By Monday morning, the video had collected 16.1 million views, added more than 17,000 followers to Juanillo’s account and resulted in a financial services company reportedly firing one of the two people who wrongly accused Juanillo of breaking the law.
The incident also spurred the latest conversation about racism and a presumption of guilt being unfairly applied to people of color in a nation still reeling from the Minneapolis police killing of George Floyd and numerous other instances in which law enforcement have killed or beaten people under questionable or illegal circumstances.
Juanillo told The Chronicle in an interview Monday morning that he felt ambivalent about everything that happened over the past week.
“On one hand, I want them to learn a lesson from this,” he said. “On the other hand, I am the first person to say that this was not as egregious as what Derek Chauvin did to George Floyd. It was never my intent, or my intention for them to lose their livelihoods.
“I think it is sad. But they could have just kept on walking.”
The nearly two-minute video starts with a woman in a white shirt and short shorts asking Juanillo if he was stenciling on his own property.

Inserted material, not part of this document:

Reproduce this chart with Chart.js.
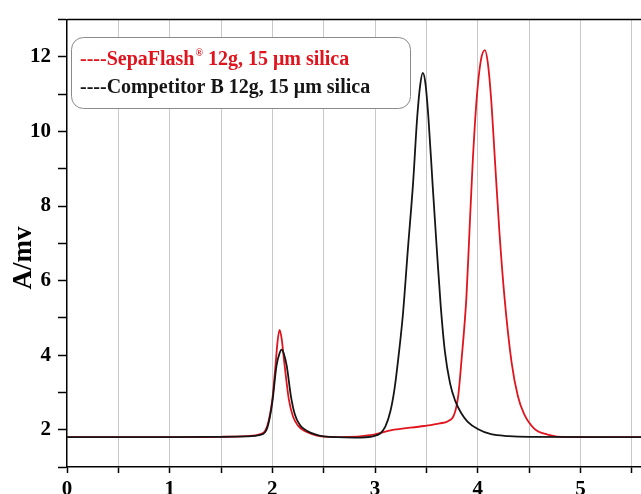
<!DOCTYPE html>
<html>
<head>
<meta charset="utf-8">
<script src="https://cdn.jsdelivr.net/npm/chart.js@4/dist/chart.umd.min.js"></script>
<style>
  html, body { margin: 0; padding: 0; background: #fff; }
  #wrap { width: 641px; height: 494px; position: relative; }
</style>
</head>
<body>
<div id="wrap"><canvas id="grafico"></canvas></div>
<script>
const TEMPO_SEPA = [0, 1.0, 1.5, 1.75, 1.88, 1.95, 2.0, 2.03, 2.05, 2.07, 2.09, 2.12, 2.16, 2.20, 2.25, 2.31, 2.38, 2.46, 2.67, 2.99, 3.15, 3.48, 3.63, 3.71, 3.77, 3.81, 3.84, 3.89, 3.92, 3.95, 3.99, 4.03, 4.07, 4.10, 4.13, 4.17, 4.21, 4.26, 4.33, 4.39, 4.45, 4.55, 4.68, 4.87, 5.0, 5.6];
const SINAL_SEPA = [1.80, 1.80, 1.81, 1.83, 1.88, 2.10, 2.82, 3.71, 4.35, 4.68, 4.45, 3.71, 2.82, 2.36, 2.11, 1.97, 1.89, 1.83, 1.80, 1.87, 1.98, 2.10, 2.17, 2.23, 2.40, 2.91, 3.80, 5.57, 7.35, 9.12, 10.89, 11.90, 12.18, 11.80, 10.89, 9.12, 7.35, 5.57, 3.80, 2.91, 2.43, 2.03, 1.87, 1.80, 1.80, 1.80];

const TEMPO_COMP = [0, 1.0, 1.5, 1.75, 1.88, 1.95, 2.0, 2.04, 2.07, 2.09, 2.11, 2.14, 2.18, 2.22, 2.27, 2.33, 2.41, 2.5, 2.8, 2.99, 3.05, 3.10, 3.15, 3.19, 3.23, 3.27, 3.32, 3.37, 3.41, 3.44, 3.465, 3.49, 3.52, 3.56, 3.60, 3.64, 3.68, 3.73, 3.78, 3.84, 3.90, 4.0, 4.13, 4.3, 4.5, 5.6];
const SINAL_COMP = [1.80, 1.80, 1.81, 1.82, 1.86, 2.05, 2.75, 3.71, 4.05, 4.15, 4.05, 3.71, 2.91, 2.40, 2.12, 1.98, 1.88, 1.82, 1.79, 1.83, 1.90, 2.08, 2.50, 3.10, 4.00, 5.05, 6.85, 8.60, 10.36, 11.25, 11.57, 11.30, 10.36, 8.60, 6.90, 5.30, 4.10, 3.25, 2.78, 2.44, 2.22, 2.02, 1.88, 1.83, 1.81, 1.80];

const ROTULOS = ["----SepaFlash", "\u00AE", " 12g, 15 \u03BCm silica", "----Competitor B 12g, 15 \u03BCm silica"];
const TICKS_Y = [1, 2, 3, 4, 5, 6, 7, 8, 9, 10, 11, 12, 13];
const TITULO_Y = "A/mv";

const VERMELHO = "#e0141d";
const PRETO = "#151515";
const FONTE = "'Liberation Serif', 'Times New Roman', serif";

function pontos(xs, ys) {
  return xs.map((x, i) => ({ x: x, y: ys[i] }));
}

// Moldura superior, legenda e título do eixo Y
const extras = {
  id: "extras",
  afterDraw(chart) {
    const ctx = chart.ctx;
    const area = chart.chartArea;
    ctx.save();

    ctx.strokeStyle = "#000";
    ctx.lineWidth = 1.5;
    ctx.beginPath();
    ctx.moveTo(area.left, area.top);
    ctx.lineTo(area.right, area.top);
    ctx.stroke();

    // caixa da legenda
    ctx.fillStyle = "#fff";
    ctx.strokeStyle = "#8a8a8a";
    ctx.lineWidth = 1;
    ctx.beginPath();
    ctx.roundRect(71.5, 37.5, 339, 71, 12);
    ctx.fill();
    ctx.stroke();

    ctx.font = "bold 20px " + FONTE;
    ctx.textBaseline = "alphabetic";
    ctx.textAlign = "left";
    ctx.fillStyle = VERMELHO;
    let x = 80;
    ctx.fillText(ROTULOS[0], x, 65);
    x += ctx.measureText(ROTULOS[0]).width + 1;
    ctx.font = "bold 10px " + FONTE;
    ctx.fillText(ROTULOS[1], x, 56);
    x += ctx.measureText(ROTULOS[1]).width;
    ctx.font = "bold 20px " + FONTE;
    ctx.fillText(ROTULOS[2], x, 65);

    ctx.fillStyle = PRETO;
    ctx.fillText(ROTULOS[3], 80, 93);

    // título do eixo Y
    ctx.translate(24, 258);
    ctx.rotate(-Math.PI / 2);
    ctx.textAlign = "center";
    ctx.textBaseline = "middle";
    ctx.fillStyle = "#000";
    ctx.font = "bold 27px " + FONTE;
    ctx.fillText(TITULO_Y, 0, 0);

    ctx.restore();
  },
};

new Chart(document.getElementById("grafico"), {
  type: "line",
  data: {
    datasets: [
      {
        label: "Competitor B 12g, 15 \u03BCm silica",
        data: pontos(TEMPO_COMP, SINAL_COMP),
        borderColor: PRETO,
        borderWidth: 1.8,
        pointRadius: 0,
        cubicInterpolationMode: "monotone",
        fill: false,
      },
      {
        label: "SepaFlash\u00AE 12g, 15 \u03BCm silica",
        data: pontos(TEMPO_SEPA, SINAL_SEPA),
        borderColor: VERMELHO,
        borderWidth: 1.8,
        pointRadius: 0,
        cubicInterpolationMode: "monotone",
        fill: false,
      },
    ],
  },
  options: {
    responsive: true,
    maintainAspectRatio: false,
    animation: false,
    layout: { padding: { top: 17, right: 0, left: 0, bottom: 0 } },
    plugins: {
      legend: { display: false },
      tooltip: { enabled: false },
    },
    scales: {
      x: {
        type: "linear",
        min: 0,
        max: 5.59,
        afterFit: (s) => { s.height = 27; },
        border: { color: "#000", width: 1.5 },
        grid: {
          color: (c) => (c.tick && c.tick.value === 0 ? "rgba(0,0,0,0)" : "#c9c9c9"),
          lineWidth: 1,
          tickColor: "#000",
          tickLength: 6,
          tickWidth: 1.5,
        },
        ticks: {
          stepSize: 0.5,
          includeBounds: false,
          autoSkip: false,
          maxRotation: 0,
          padding: 4,
          color: "#000",
          font: { family: FONTE, size: 21, weight: "bold" },
          callback: (v) => (Number.isInteger(v) ? String(v) : ""),
        },
      },
      y: {
        min: 1,
        max: 13,
        afterFit: (s) => { s.width = 67; },
        afterBuildTicks: (s) => { s.ticks = TICKS_Y.map((v) => ({ value: v })); },
        border: { color: "#000", width: 1.5 },
        grid: {
          drawOnChartArea: false,
          tickColor: "#000",
          tickLength: 9,
          tickWidth: 1.5,
        },
        ticks: {
          padding: 7,
          color: "#000",
          font: { family: FONTE, size: 21, weight: "bold" },
          callback: (v) => (v % 2 === 0 ? String(v) : ""),
        },
      },
    },
  },
  plugins: [extras],
});
</script>
</body>
</html>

He asks the woman and man why they were asking.
Subsequent reports have identified the woman as Lisa Alexander, CEO of skin care line LaFace.
“If I did live here and it was my property, this would be absolutely fine,” Juanillo asks her in the video.
“Totally,” says a man with Alexander, who was later identified as Robert Larkin.
James Juanillo waves to the public
“We actually do know, that’s why we are asking,” Alexander responds.
Juanillo tells them they can call the police or the owners because they were accusing him of defacing private property. He refuses to answer their questions and encourages them to call the police.
“I’ll be right here,” he says.
The pair then walks away, but they did apparently call the police.
Officers arrived within two minutes and recognized him, Juanillo told The Chronicle, adding that he’s lived in the same home since 2002. Without blaring their sirens or exiting their vehicles, the officers complimented him on the stencil work and soon left, he said.
Juanillo said he waited by a window overlooking his chalk work and the couple returned. He waved at them, he said, but again they walked away.
“They can come up to the front of the house, apologize, tell me it was a misunderstanding or what not, and this would have never happened,” Juanillo said. “I would have never posted the video. But instead they walked away.”
The Chronicle’s attempts to reach Alexander and Larkin for comment, as well as obtain an apology she reportedly issued Sunday, were unsuccessful.
Juanillo said most of the people who saw him stenciling expressed some kind of solidarity — from telling him, “Good job, bro,” to smiling and gesturing.
“I thought it was a shame that these two people couldn’t just ignore what I was doing,” he said.
Raymond James, the company where Larkin reportedly worked, issued a statement early Monday saying an unnamed employee no longer worked with the company following a probe into a “video alleging racism by one of our associates.”
“We have concluded that the actions of he and his partner were inconsistent with our values, and the associate is no longer employed with Raymond James,” the statement said.
Now that he has a platform of more than 17,500 followers on Twitter, Juanillo said he hopes to find a path forward from the incident and share it with others. The pair left him a note Sunday with instructions to contact Alexander, Juanillo said, and he plans to reach out once he’s “in a better mental state.”
He hopes the two who confronted him can realize they are part of a problem, even if they thought they had good intentions.
“Our country is being torn apart right now,” Juanillo said. “I think a lot of people need to examine how this is going to be resolved. And I think we all need to work forward and toward forgiveness and empathy.”